Veiled Identities: Arab American Gender Identities Throughout the Twentieth Century
Abstract
Arabs have been immigrating to the United States since the late nineteenth
century, and there are approximately 850,000 people of Arab ancestry living there today.
Arabs arrived in the U.S. in two major waves; the first began around 1875, the second
just after the Second World War. In Arab homes across the U.S., tensions between
traditional Arab culture and mainstream American culture created a unique Arab
American identity. These tensions also created unique gender identities among people
who considered themselves both Arab and American. Immigrants and their children
reconciled their traditional ideas about gender with those of American mainstream
society. They did this for a variety of economic, social, and political reasons, but most
importantly because first-generation Arabs in America wanted to assimilate into
American society to avoid the stereotypes and xenophobia of native-born Americans.
The first wave of Arab immigrants came to the U.S. beginning in the early 1870s.

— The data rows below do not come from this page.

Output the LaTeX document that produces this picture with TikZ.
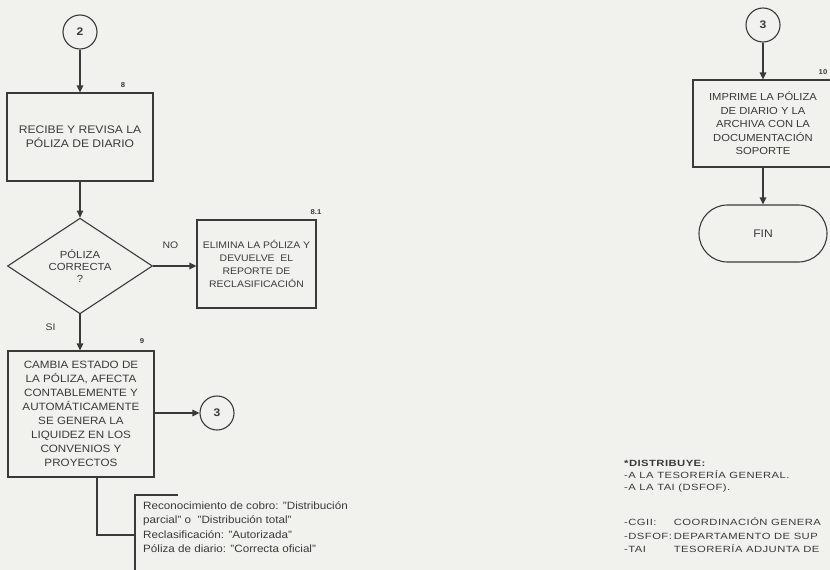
\documentclass[tikz,border=0pt]{standalone}
\usepackage{fontspec}
\setmainfont{Liberation Sans}[FakeStretch=1.1]
\newfontfamily\distfont{Liberation Sans}[FakeStretch=1.25, LetterSpace=5]
\usetikzlibrary{arrows.meta,positioning,shapes.geometric,shapes.misc}
\definecolor{inkgray}{RGB}{58,58,58}
\definecolor{paper}{RGB}{241,241,238}
\tikzset{
  % flow chart boxes
  procbox/.style={draw=inkgray, line width=1.1pt, rectangle, align=center,
    inner sep=2pt, text=inkgray, font=\fontsize{11}{14}\selectfont},
  decbox/.style={procbox, diamond, minimum width=145pt, minimum height=92pt,
    inner sep=0pt, font=\fontsize{10.3}{12}\selectfont},
  termbox/.style={procbox, rounded rectangle, minimum width=132pt, minimum height=57pt},
  connode/.style={draw=inkgray, line width=1.1pt, circle, minimum size=34pt,
    inner sep=0pt, text=inkgray, font=\fontsize{11}{13}\selectfont\bfseries},
  % connectors
  flowln/.style={draw=inkgray, line width=1.1pt},
  flowarr/.style={flowln, -{Triangle[length=7pt,width=6.5pt]}},
  % small labels
  steplbl/.style={text=inkgray, font=\fontsize{7}{8}\selectfont\bfseries, inner sep=0pt},
  edgelbl/.style={text=inkgray, font=\fontsize{9.5}{11}\selectfont, inner sep=0pt},
  notetxt/.style={text=inkgray, align=left, inner sep=0pt},
}
\begin{document}
\begin{tikzpicture}[x=1pt, y=-1pt]
  % page
  \useasboundingbox (0,0) rectangle (830,570);
  \fill[paper] (0,0) rectangle (830,570);
  \clip (0,0) rectangle (830,570);

  % left column
  \node[connode] (c2) at (80,32) {2};
  \node[procbox, minimum width=146pt, minimum height=88pt] (recibe) at (80,137)
    {RECIBE Y REVISA LA\\PÓLIZA DE DIARIO};
  \node[steplbl] (n8) at (123,85) {8};
  \node[decbox] (correcta) at (80,266) {PÓLIZA\\CORRECTA\\?};
  \node[procbox, minimum width=119pt, minimum height=88pt,
    font=\fontsize{9.5}{13}\selectfont] (elimina) at (256.5,264)
    {ELIMINA LA PÓLIZA Y\\DEVUELVE\ \ EL\\REPORTE DE\\RECLASIFICACIÓN};
  \node[steplbl] (n81) at (316,212) {8.1};
  \node[procbox, minimum width=146pt, minimum height=126pt,
    font=\fontsize{10.6}{14}\selectfont] (cambia) at (81,414)
    {CAMBIA ESTADO DE\\LA PÓLIZA, AFECTA\\CONTABLEMENTE Y\\AUTOMÁTICAMENTE\\SE GENERA LA\\LIQUIDEZ EN LOS\\CONVENIOS Y\\PROYECTOS};
  \node[steplbl] (n9) at (142,341) {9};
  \node[connode] (c3a) at (217,413) {3};

  \draw[flowarr] (c2) -- (recibe);
  \draw[flowarr] (recibe) -- (correcta);
  \draw[flowarr] (correcta.east) -- (correcta.east -| elimina.west)
    node[edgelbl, pos=0.4, above=17pt] (no) {NO};
  \draw[flowarr] (correcta.south) -- (correcta.south |- cambia.north)
    node[edgelbl, pos=0.35, left=24pt] (si) {SI};
  \draw[flowarr] (cambia.east |- c3a) -- (c3a);

  % status note
  \coordinate (brktop) at (135,495);
  \coordinate (brkbot) at (135,575);
  \coordinate (brkjoin) at (135,535);
  \draw[flowln] ([xshift=16pt]cambia.south) |- (brkjoin);
  \draw[flowln] (brkbot) -- (brktop) -- ++(43,0);
  \node[notetxt, anchor=west, font=\fontsize{10.6}{14.5}\selectfont] (nota) at (143,527)
    {Reconocimiento de cobro: "Distribución\\parcial" o\ \ "Distribución total"\\Reclasificación: "Autorizada"\\Póliza de diario: "Correcta oficial"};

  % right column
  \node[connode] (c3b) at (763,25) {3};
  \node[procbox, minimum width=140pt, minimum height=87pt,
    font=\fontsize{10.2}{13.5}\selectfont] (imprime) at (763,123.5)
    {IMPRIME LA PÓLIZA\\DE DIARIO Y LA\\ARCHIVA CON LA\\DOCUMENTACIÓN\\SOPORTE};
  \node[steplbl] (n10) at (823,72) {10};
  \node[termbox] (fin) at (763,233.5) {FIN};
  \draw[flowarr] (c3b) -- (imprime);
  \draw[flowarr] (imprime) -- (fin);

  % distribution
  \node[notetxt, anchor=north west, font=\distfont\fontsize{9}{12}\selectfont] (distr) at (624,460)
    {\textbf{*DISTRIBUYE:}\\-A LA TESORERÍA GENERAL.\\-A LA TAI (DSFOF).};
  \node[notetxt, anchor=north west, font=\distfont\fontsize{9}{13.5}\selectfont] (siglas) at (624,516)
    {\begin{tabular}{@{}l@{\hspace{2pt}}l@{}}
      -CGII: & COORDINACIÓN GENERA\\
      -DSFOF: & DEPARTAMENTO DE SUP\\
      -TAI & TESORERÍA ADJUNTA DE
    \end{tabular}};
\end{tikzpicture}
\end{document}
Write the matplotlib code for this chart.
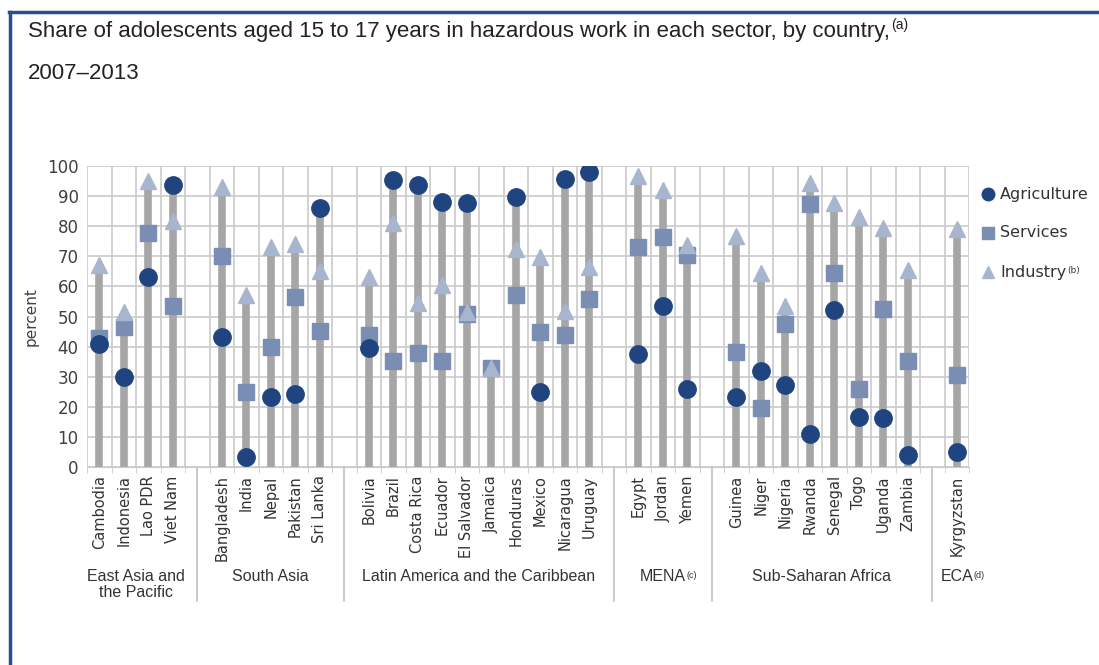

They came mostly from small farming villages in modem-day Lebanon which was, at the time, a province of the Ottoman Empire called Greater Syria, which also included
modern-day Jordan and Palestine. The first wave lasted until the mid-1920s, when
poverty and changes in American immigration laws made the journey impossible for
many. The occupation of Palestine brought many politically-minded college students and professionals to the U.S., mostly from Palestine, breathing new life into long-standing Arab communities. In the political climate resulting from the creation of the Israeli state, they also exchanged radical ideas with second- and third-generation immigrant descendants who now -identified as Arab Americans, unlike their parents and the recent immigrants, who considered themselves Arabs in America. As stated above, this first generation arrived with traditional Arab ideas about gender and family that affected the way the viewed themselves later as Americans.